Within the CSR panels, well, there is some of this kind of grumbling based on the degree of IC capture that is represented with an added dose of complaining about “gatekeeping”.
I have colleagues on both sides of the divide. They are not shy when complaining about their latest grant disappointments.
The funny part is that it is all true. And it is all not true. In approximately equal measure.
Review is highly subjective. Bruce Reed of all people should understand this by now. The major driver is the attitude of the assigned reviewers and the panel at large regarding the importance / significance of the work. And people have a pronounced tendency to think the work they do is the most important. Talk to a NIAAA insider about how important it is to cure alcoholism and alcohol abuse. Or to a NIDA person who is, er, cocaine forward, about basic mechanisms of substance misuse and the way to make “real” progress. Or to a NIMH funded person about research funding for their favorite mental condition that doesn’t happen to involve substance abuse.
They may even quote you some epidemiological and funding stats that “prove” their position.
So how does Reed’s “appropriate competition” work in these more generalist* panels? As per always, our default hypothesis has to be one of percentages. A panel that is 80% “NIAAA folks” will give higher scores to alcohol proposals. A panel that is 80% “NIDA researchers” will score alcohol proposals lower.
How does this help respective Program officers?
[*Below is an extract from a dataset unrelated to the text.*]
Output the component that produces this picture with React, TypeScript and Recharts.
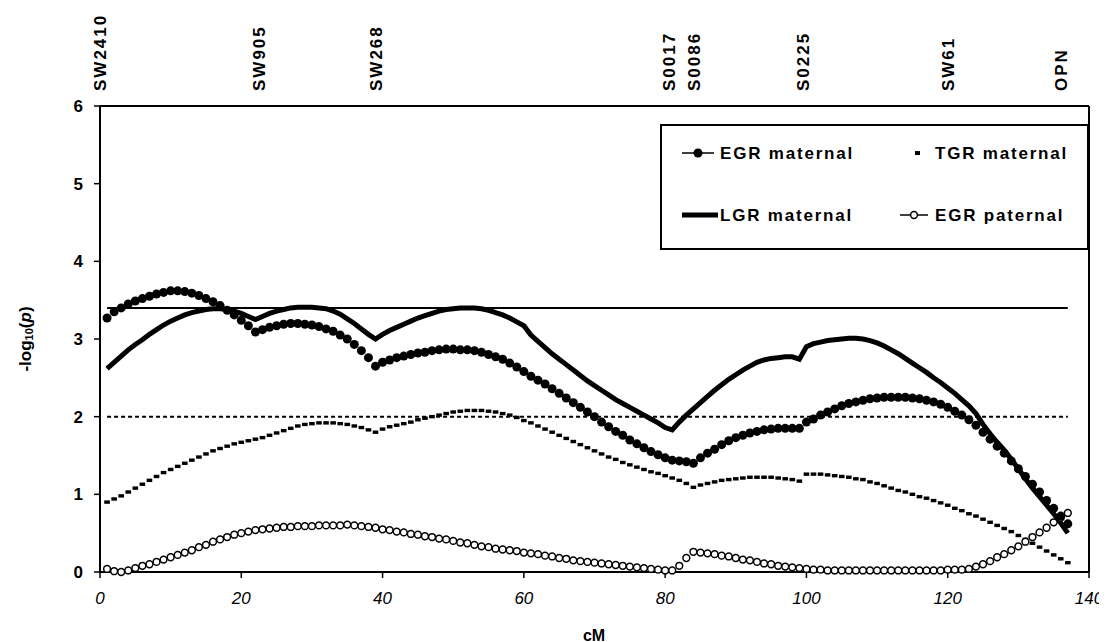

NIDA isn’t looking to fund any alcohol-focused work and NIAAA isn’t looking to fund a cocaine-only proposal. It is not necessarily “better competition” OR a more useful review outcome to pit these against each other all of the time. Who cares if the 1-5%ile is all NIDA proposals and the NIAAA ones score from 6-10%ile?
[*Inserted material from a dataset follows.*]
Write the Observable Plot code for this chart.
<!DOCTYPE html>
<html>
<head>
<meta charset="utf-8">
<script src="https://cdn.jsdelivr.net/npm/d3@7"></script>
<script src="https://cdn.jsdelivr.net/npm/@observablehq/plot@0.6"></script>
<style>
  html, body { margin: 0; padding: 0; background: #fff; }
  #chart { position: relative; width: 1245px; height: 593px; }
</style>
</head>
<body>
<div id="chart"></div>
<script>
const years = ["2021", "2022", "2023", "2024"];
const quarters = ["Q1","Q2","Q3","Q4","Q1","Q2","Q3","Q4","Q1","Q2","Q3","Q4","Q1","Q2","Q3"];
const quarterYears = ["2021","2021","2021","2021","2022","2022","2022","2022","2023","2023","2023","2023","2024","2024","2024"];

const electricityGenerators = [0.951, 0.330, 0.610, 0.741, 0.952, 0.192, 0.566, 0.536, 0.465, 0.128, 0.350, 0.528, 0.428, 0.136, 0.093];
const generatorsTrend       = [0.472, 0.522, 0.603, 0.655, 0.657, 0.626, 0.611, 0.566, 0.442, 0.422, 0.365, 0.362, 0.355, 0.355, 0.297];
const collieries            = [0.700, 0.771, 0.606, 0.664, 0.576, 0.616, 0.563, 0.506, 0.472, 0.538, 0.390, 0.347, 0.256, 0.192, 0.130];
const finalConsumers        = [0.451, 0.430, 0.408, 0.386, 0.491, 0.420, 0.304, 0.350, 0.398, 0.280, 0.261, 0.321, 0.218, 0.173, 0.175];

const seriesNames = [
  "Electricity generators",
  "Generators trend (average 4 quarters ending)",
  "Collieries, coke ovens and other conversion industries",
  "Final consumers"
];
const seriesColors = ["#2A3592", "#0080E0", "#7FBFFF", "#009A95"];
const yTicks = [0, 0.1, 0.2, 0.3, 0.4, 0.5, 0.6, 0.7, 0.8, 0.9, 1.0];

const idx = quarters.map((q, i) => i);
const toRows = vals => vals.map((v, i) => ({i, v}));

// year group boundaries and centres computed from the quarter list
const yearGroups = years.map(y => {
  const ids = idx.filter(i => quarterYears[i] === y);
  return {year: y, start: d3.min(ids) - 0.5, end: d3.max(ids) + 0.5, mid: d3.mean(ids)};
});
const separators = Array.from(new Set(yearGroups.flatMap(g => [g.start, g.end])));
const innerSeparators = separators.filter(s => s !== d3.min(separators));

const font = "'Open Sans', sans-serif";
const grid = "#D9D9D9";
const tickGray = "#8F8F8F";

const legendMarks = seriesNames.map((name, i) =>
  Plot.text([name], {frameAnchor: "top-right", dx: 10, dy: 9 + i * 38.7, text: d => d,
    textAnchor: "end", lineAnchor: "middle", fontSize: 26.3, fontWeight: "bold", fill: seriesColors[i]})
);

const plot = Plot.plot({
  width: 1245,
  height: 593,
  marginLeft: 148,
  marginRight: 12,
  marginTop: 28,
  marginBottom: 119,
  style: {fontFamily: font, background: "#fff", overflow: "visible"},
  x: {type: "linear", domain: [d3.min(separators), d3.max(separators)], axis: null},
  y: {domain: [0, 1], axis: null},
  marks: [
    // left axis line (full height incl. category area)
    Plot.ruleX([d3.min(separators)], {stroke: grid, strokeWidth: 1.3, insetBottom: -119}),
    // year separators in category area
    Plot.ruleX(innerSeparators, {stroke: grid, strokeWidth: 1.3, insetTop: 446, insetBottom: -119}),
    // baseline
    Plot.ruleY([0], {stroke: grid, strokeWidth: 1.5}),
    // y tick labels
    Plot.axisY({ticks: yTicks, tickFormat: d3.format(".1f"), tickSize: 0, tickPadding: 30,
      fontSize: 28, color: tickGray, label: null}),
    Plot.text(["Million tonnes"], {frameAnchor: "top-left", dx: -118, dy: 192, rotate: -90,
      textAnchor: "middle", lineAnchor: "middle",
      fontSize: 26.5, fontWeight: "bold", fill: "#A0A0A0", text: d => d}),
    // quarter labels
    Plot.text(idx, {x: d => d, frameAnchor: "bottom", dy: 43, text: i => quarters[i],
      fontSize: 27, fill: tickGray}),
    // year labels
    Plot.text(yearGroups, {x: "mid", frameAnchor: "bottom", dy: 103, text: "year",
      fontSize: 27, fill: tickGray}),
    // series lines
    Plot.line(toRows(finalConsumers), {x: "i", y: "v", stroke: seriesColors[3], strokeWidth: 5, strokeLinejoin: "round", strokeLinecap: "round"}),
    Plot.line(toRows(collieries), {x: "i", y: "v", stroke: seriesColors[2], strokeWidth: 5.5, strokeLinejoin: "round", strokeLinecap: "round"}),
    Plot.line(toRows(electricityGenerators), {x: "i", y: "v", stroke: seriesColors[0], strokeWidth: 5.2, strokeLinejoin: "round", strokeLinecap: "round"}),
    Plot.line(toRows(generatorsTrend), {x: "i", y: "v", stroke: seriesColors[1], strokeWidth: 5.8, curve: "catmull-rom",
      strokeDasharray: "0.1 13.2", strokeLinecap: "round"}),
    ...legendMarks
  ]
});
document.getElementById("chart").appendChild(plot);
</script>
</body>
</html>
This is likely to occur, broad strokes. Statistically speaking. Particularly when one IC is smaller than the other, thereby generating fewer applications, thereby requiring, on the face of it, fewer peer reviewers on one of these newly generalist panels.
Don’t get too smug, NIDA-folk, NIMH is larger than us and the same dynamic could quickly put us on the back foot. And let’s not forget about Big Daddy NCI’s tobacco addiction portfolio.
The issues that are actually important to, e.g., NIAAA Program Staff for making funding decisions may not even be rigorously addressed, if the panel is basically responding “meh, it’s alcohol, pass“. Right? Sure, they can pull up anything they want from the ND-Competitive pool but these will not have the benefit of discussion or panel vote.
Look. I favor generalist study section panels that tend to get a diversity of IC assigned panels. I thought my formative years on BRLE were frikkin awesome in terms of the kind of cross-pollination of reviewers and proposals that occurred. The focus then was on behavior, regardless of the broad spectrum of disorders to which is was applied. But I always had the suspicion this only worked because there were more specialized / IC-captive CSR study sections as well as the in-house study sections.
Regardless, it is not trivially obvious that this more general competition will result in better review outcomes, in so far as the primary outcome is SUPPOSED TO BE assistance to the Program staff in deciding what to fund.
*Neuropathophysiology of Addictive Substances seemingly replaces NAL; Neural Basis of Motivated Behavior seemingly replaces NMB. Keep your eyes on them for rosters and, ultimately, funded grants to see how this re-organization plays out in practice.